Hip-hop began in the 1970s as a cultural force that showcased the political, revolutionary and militant voice of Black America. Initially, it was created by Black people for Black people as a way of expressing the plight and promises within our community.
But to make hip-hop popular among wider audiences, the modus operandi shifted, creating a chasm between artists and the cultural implications that once informed rap. Over time, it appears some artists have progressively moved their fingers off the pulse of our history, and in the process disrespected the men and women who paved the way for their success.
Here are five examples of celebrities who lost touch.
Rap star Lil Wayne set a firestorm of controversy in 2013 when he collaborated on a remix of rapper Future’s “Karate Chop.” In his verse, Wayne spewed a lyric that referenced the brutal 1955 murder of civil rights martyr Emmett Till. The Till family members responded by releasing an open letter to Wayne in which they voiced their disappointment and concern for the irresponsible use of his public platform.
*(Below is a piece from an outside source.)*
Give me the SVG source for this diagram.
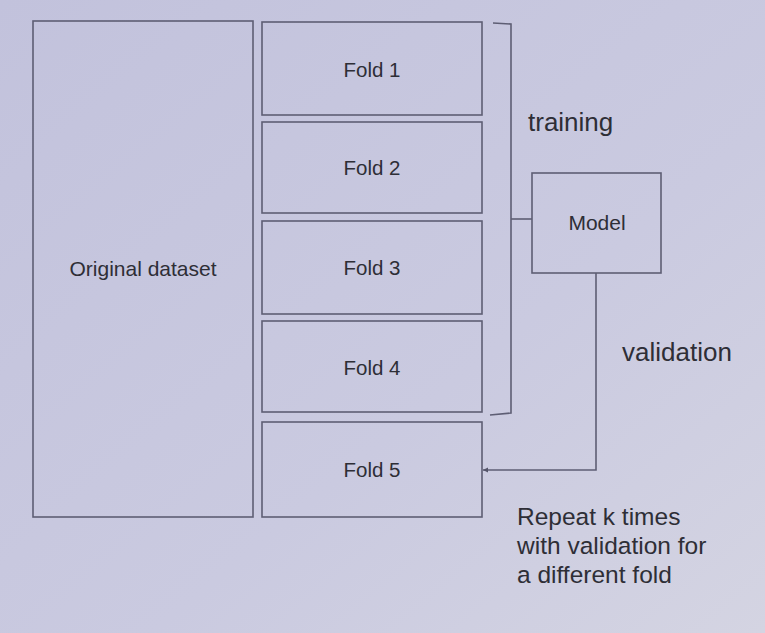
<svg xmlns="http://www.w3.org/2000/svg" width="765" height="633" viewBox="0 0 765 633">
<defs>
<linearGradient id="bg" x1="0" y1="0" x2="1" y2="1">
<stop offset="0" stop-color="#c2c2dc"/>
<stop offset="0.6" stop-color="#cacae0"/>
<stop offset="1" stop-color="#d4d4e2"/>
</linearGradient>
<marker id="arr" markerWidth="6" markerHeight="6" refX="5" refY="3" orient="auto" markerUnits="userSpaceOnUse">
<path d="M0,0.5 L5,3 L0,5.5 Z" fill="#55556a"/>
</marker>
<style>
.box{fill:none;stroke:#5e5e74;stroke-width:1.6}
.lbl{font-family:"Liberation Sans",Arial,sans-serif;font-size:20.5px;fill:#2e2e36;text-anchor:middle}
.big{font-family:"Liberation Sans",Arial,sans-serif;font-size:26px;fill:#2e2e36}
.rep{font-family:"Liberation Sans",Arial,sans-serif;font-size:24.5px;fill:#2e2e36}
.conn{fill:none;stroke:#5e5e74;stroke-width:1.6}
</style>
</defs>
<rect x="0" y="0" width="765" height="633" fill="url(#bg)"/>
<g id="original"><rect class="box" x="33" y="21" width="220" height="496"/><text class="lbl" x="143" y="276" style="font-size:21px">Original dataset</text></g>
<g id="fold1"><rect class="box" x="262" y="22" width="220" height="93"/><text class="lbl" x="372" y="77">Fold 1</text></g>
<g id="fold2"><rect class="box" x="262" y="122" width="220" height="91"/><text class="lbl" x="372" y="175">Fold 2</text></g>
<g id="fold3"><rect class="box" x="262" y="221" width="220" height="93"/><text class="lbl" x="372" y="275">Fold 3</text></g>
<g id="fold4"><rect class="box" x="262" y="321" width="220" height="91"/><text class="lbl" x="372" y="375">Fold 4</text></g>
<g id="fold5"><rect class="box" x="262" y="422" width="220" height="95"/><text class="lbl" x="372" y="477">Fold 5</text></g>
<g id="model"><rect class="box" x="532" y="173" width="129" height="100"/><text class="lbl" x="597" y="230" style="font-size:21px">Model</text></g>
<g id="connectors">
<path class="conn" d="M493,23 L511,24 L511,413 L490,415"/>
<path class="conn" d="M511,219 L532,219"/>
<path class="conn" d="M596,273 L596,470 L483,470" marker-end="url(#arr)"/>
</g>
<g id="labels">
<text class="big" x="528" y="131">training</text>
<text class="big" x="622" y="361">validation</text>
<text class="rep" x="517" y="525">Repeat k times</text>
<text class="rep" x="517" y="554">with validation for</text>
<text class="rep" x="517" y="583">a different fold</text>
</g>
</svg>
The beginning of the letter read:
“The words we speak are powerful enough for preservation of life, but also have the capacity to destroy it. When you spit lyrics like “Beat that p**** up like Emmett Till,” not only are you destroying the preservation and legacy of Emmett Till’s memory and name, but the impact of his murder in black history along with degradation of women.”
Wayne responded with an open letter “acknowledging” the family’s hurt and supporting Epic Records’ decision to pull the song from the airwaves. He wrote:
“It has come to my attention that lyrics from my contribution to a fellow artist’s song has deeply offended your family. As a father myself, I cannot imagine the pain that your family has had to endure. I would like to take a moment to acknowledge your hurt, as well as the letter you sent to me via your attorneys.”